The male of the species has a deep black colour to it and iridescent red chest and a small band of green. As per the case with many species of birds the females don’t have such vibrant plumage. They are a monogamous species and often use the same nest tree to build a fresh nest every year. From our observations of them in our garden, it would appear that the nest building is done by the female. It seems the male helps with collection of nest material (a lot of spiderwebs). The male is also responsible for the protection of the breeding territory, chasing away any unwanted intruders.
Typically the female lays one to three eggs and the incubation period is about two weeks. Once the eggs have hatched, the nesting period is between 15 to 20 days.
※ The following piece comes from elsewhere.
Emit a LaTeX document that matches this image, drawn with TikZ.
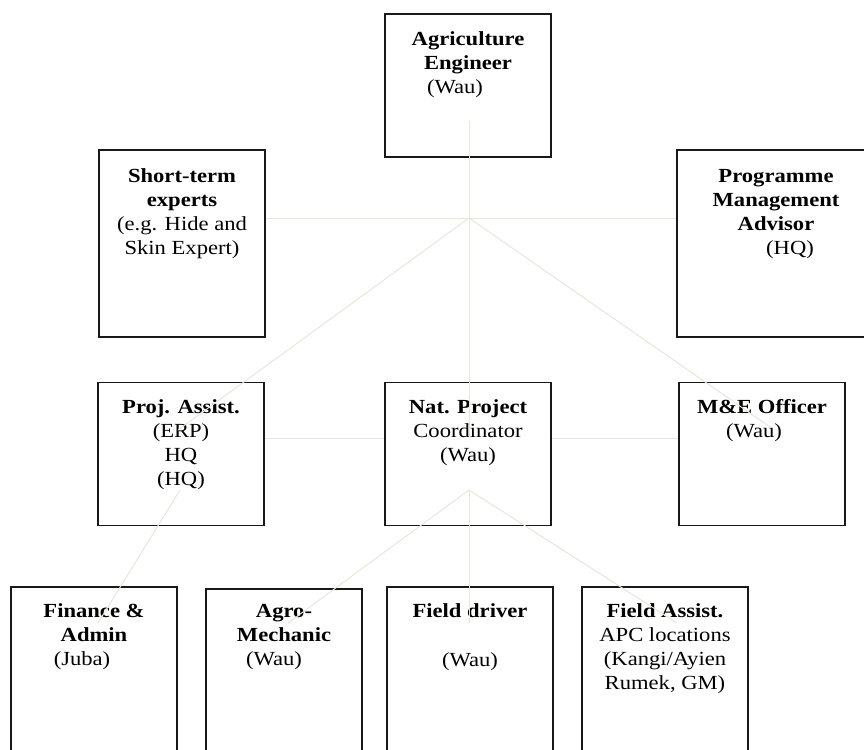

It was over this period that we were able to watch the adults busy at work, feeding the chicks who eat a lot of insects.
It really was such a privilege to watch these birds in action, from the female building the nest to both of them feeding and looking after their youngsters, to waking up one morning to see an empty nest, and now watching the adults feeding the sub-adult youngsters.
In the photograph you can see the female getting ready to feed her very hungry chicks. It’s a non-stop job for the two parents, feeding the chicks a wide range of insects. By the looks of it, in this picture the meal was a spider or two.
It’s also worth taking note of the intricate detail that goes into the building of the nest. Just before she is ready to lay her eggs she will start adding extra features like lichen and leaves to add more camouflage.